In a piece on the immigration bill, Stanley Kurtz offers a nutshell version of the real problem facing Republicans today:
Republicans have been in a funk ever since Obama’s re-election. I’m the first to agree that there’s a deeper problem, but it’s got more to do with under-thirties and what education and the culture are doing to them than with anything a path to citizenship will fix.
When I listen to my non-Republican twentysomething friends talking about the GOP, I hear an image of a party drawn from Democratic talking points and college professors’ prejudices. Few are aware of the ideals of liberty and civil society that have stood as the guideposts for the conservative and libertarian thinkers who have defined the basic philosophy of the Republican Party since Reagan.

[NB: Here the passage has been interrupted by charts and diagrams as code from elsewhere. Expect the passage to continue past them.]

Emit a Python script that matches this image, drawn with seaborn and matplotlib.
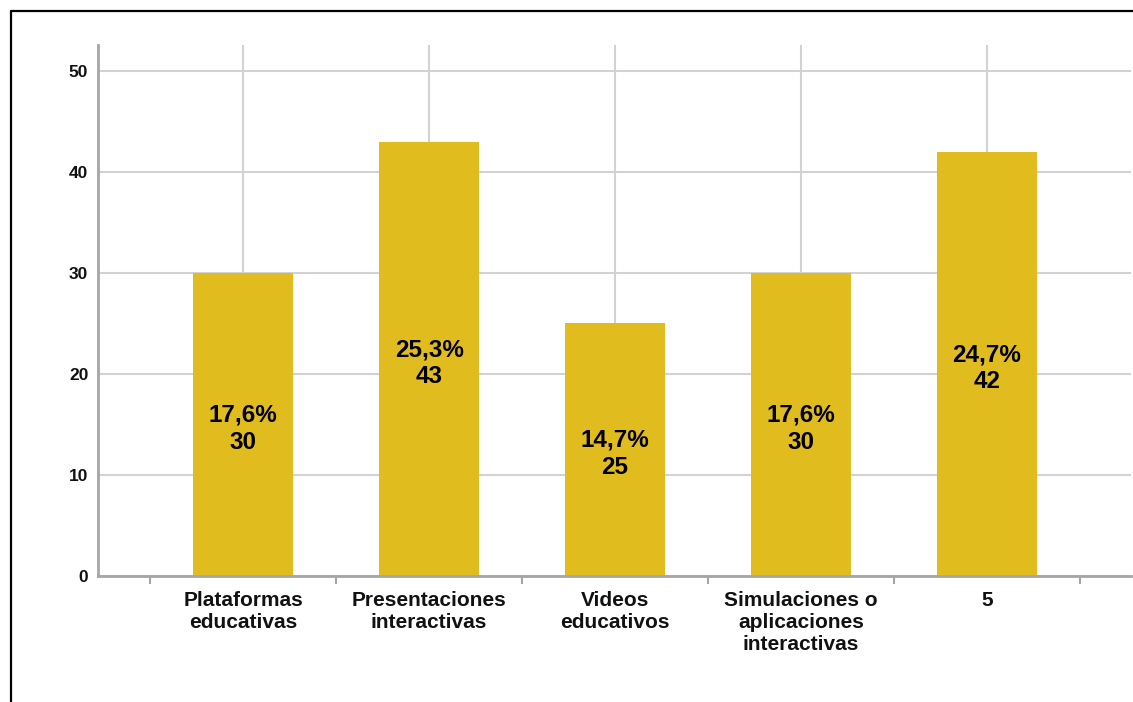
import matplotlib
matplotlib.use("Agg")
import matplotlib.pyplot as plt
from matplotlib.lines import Line2D
from matplotlib.ticker import FixedLocator
import seaborn as sns
import pandas as pd

# Counts per resource type
categories = [
    "Plataformas\neducativas",
    "Presentaciones\ninteractivas",
    "Videos\neducativos",
    "Simulaciones o\naplicaciones\ninteractivas",
    "5",
]
counts = [30, 43, 25, 30, 42]
y_ticks = [0, 10, 20, 30, 40, 50]

bar_color = "#E1BC1F"
grid_color = "#D2D2D2"
spine_color = "#A6A6A6"

sns.set_style("white")
plt.rcParams["font.family"] = ["Liberation Sans", "DejaVu Sans"]

df = pd.DataFrame({"categoria": categories, "n": counts})
total = sum(counts)

fig = plt.figure(figsize=(11.33, 7.02), dpi=100)
ax = fig.add_axes([98 / 1133, 1 - 576 / 702, (1131 - 98) / 1133, (576 - 45) / 702])

sns.barplot(data=df, x="categoria", y="n", color=bar_color, width=0.54,
            saturation=1, ax=ax, zorder=3, edgecolor="none", linewidth=0)

ax.set_xlim(-0.78, 4.774)
ax.set_ylim(0, 52.57)
ax.set_yticks(y_ticks)
ax.set_yticklabels([str(t) for t in y_ticks], fontsize=12.5, fontweight="bold")
ax.set_xlabel("")
ax.set_ylabel("")

# Category boundary ticks below the axis
ax.xaxis.set_minor_locator(FixedLocator([i - 0.5 for i in range(len(categories) + 1)]))
ax.tick_params(axis="x", which="minor", length=6, width=1.5, color=spine_color, bottom=True)
ax.tick_params(axis="x", which="major", length=0, pad=11)
ax.tick_params(axis="y", which="both", length=0, pad=7)
for lab in ax.get_xticklabels():
    lab.set_fontsize(15)
    lab.set_fontweight("bold")
    lab.set_linespacing(1.18)
    lab.set_color("#111111")
for lab in ax.get_yticklabels():
    lab.set_color("#111111")

ax.grid(True, which="major", axis="both", color=grid_color, linewidth=1.5, zorder=0)
ax.set_axisbelow(True)

for side in ("top", "right"):
    ax.spines[side].set_visible(False)
for side in ("left", "bottom"):
    ax.spines[side].set_color(spine_color)
    ax.spines[side].set_linewidth(2)
    ax.spines[side].set_zorder(4)

# Percentage and count inside each bar
for i, n in enumerate(counts):
    pct = f"{100 * n / total:.1f}".replace(".", ",")
    ax.annotate(f"{pct}%\n{n}", xy=(i, n / 2), xytext=(0, -3),
                textcoords="offset points", ha="center", va="center",
                fontsize=17.5, fontweight="bold", linespacing=1.22,
                color="black", zorder=5)

# Outer frame
fig.add_artist(Line2D([11 / 1133, 1], [1 - 11 / 702, 1 - 11 / 702],
                      transform=fig.transFigure, color="black", linewidth=1.6))
fig.add_artist(Line2D([11 / 1133, 11 / 1133], [0, 1 - 11 / 702],
                      transform=fig.transFigure, color="black", linewidth=1.6))

fig.savefig("out.png", dpi=100, facecolor="white")
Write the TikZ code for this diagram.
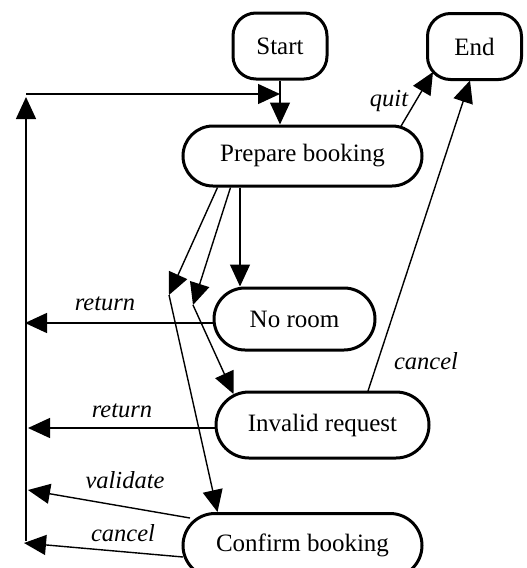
\documentclass[tikz,border=0pt]{standalone}
\usepackage{fontspec}
\setmainfont{Liberation Serif}
\usetikzlibrary{arrows.meta,calc}
\begin{document}
\begin{tikzpicture}[x=1pt,y=-1pt,
  state/.style={draw, line width=3pt, align=center, inner sep=0pt, font=\fontsize{25}{29}\selectfont},
  arr/.style={line width=1.4pt, -{Triangle[length=22pt,width=20pt]}},
  lbl/.style={font=\fontsize{24.5}{29}\selectfont\itshape, inner sep=0pt}]
\useasboundingbox (0,0) rectangle (527,568);
% states
\node[state, minimum width=94pt, minimum height=66pt, rounded corners=23pt] (start) at (280,46) {Start};
\node[state, minimum width=94pt, minimum height=66pt, rounded corners=23pt] (end) at (474.5,46.5) {End};
\node[state, minimum width=239pt, minimum height=60pt, rounded corners=30pt] (prep) at (302.5,156) {Prepare booking};
\node[state, minimum width=161pt, minimum height=62pt, rounded corners=31pt] (noroom) at (294.5,319) {No room};
\node[state, minimum width=213pt, minimum height=66pt, rounded corners=33pt] (invalid) at (322.5,425) {Invalid request};
\node[state, minimum width=239pt, minimum height=64pt, rounded corners=32pt] (confirm) at (302.5,545.5) {Confirm booking};
% free ends and junctions
\coordinate (lt) at (26,94);
\coordinate (lb) at (26,541);
\coordinate (j1) at (169,295);
\coordinate (j2) at (193,305);
\coordinate (r1) at (25,323);
\coordinate (r2) at (28,428);
\coordinate (r3) at (28,490);
\coordinate (r4) at (24,543);
% connectors
\draw[arr] (start.south) -- (start.south |- prep.north);
\draw[arr] (lt) -- (start.south |- lt);
\draw[arr] (lb) -- ([yshift=-3pt]lt);
\draw[arr] ([xshift=-62.5pt]prep.south) -- ([xshift=-62.5pt]prep.south |- noroom.north);
\draw[arr] ([xshift=-85pt]prep.south) -- (j1);
\draw[arr] ([xshift=-72pt]prep.south) -- (j2);
\draw[arr] (j1) -- ($(confirm.north)+(-85,0)$);
\draw[arr] (j2) -- ($(invalid.center)+(-89,-31)$);
\draw[arr] ($(prep.center)+(98,-29)$) -- ($(end.center)+(-41.5,25.5)$);
\draw[arr] ($(invalid.center)+(45.5,-34)$) -- ($(end.center)+(-4.5,34)$);
\draw[arr] (noroom.west |- r1) -- (r1);
\draw[arr] (invalid.west |- r2) -- (r2);
\draw[arr] ($(confirm.center)+(-112.5,-27.5)$) -- (r3);
\draw[arr] ($(confirm.center)+(-119.5,11.5)$) -- (r4);
% labels
\node[lbl] (lquit) at (389,101) {quit};
\node[lbl] (lcancel1) at (426,361) {cancel};
\node[lbl] (lret1) at (105,304) {return};
\node[lbl] (lret2) at (122,411) {return};
\node[lbl] (lval) at (125,480) {validate};
\node[lbl] (lcancel2) at (123,533) {cancel};
\end{tikzpicture}
\end{document}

Many, as Arthur Brooks sagely observed last month in the Wall Street Journal believe Republicans are indifferent to the poor. Republicans need to change that faulty perception. They have to show the “under-thirties”, as Kurtz described this demographic suffering the most under Obama’s policies, that conservatives are aware of — and sympathetic to — their plight and will, if elected, put into place policies which will make it easier for them to find jobs commensurate with their talents and their training, allowing them to prosper as did young people in the Reagan Era.
FROM THE COMMENTS: Cactus Bill gets it:
There has been a bastardization of the language for some now. When compassion is defined by how much government can provide instead of what you can provide for yourself the notion of pursuing your own happiness is turned on it’s head. Real compassion is allowing an environment where a business of any type can actually HIRE someone. A real job is more compassionate and rewarding to the soul than all the government provided resources have ever been able to give. (Of course that is after it has been taken from someone else.)
True, conservatives and republicans have done a less than stellar job of communicating that basic information. But asking that the educational system to actually provide the real definition of the constituent parts of the language may have become a Bridge too Far for all of us.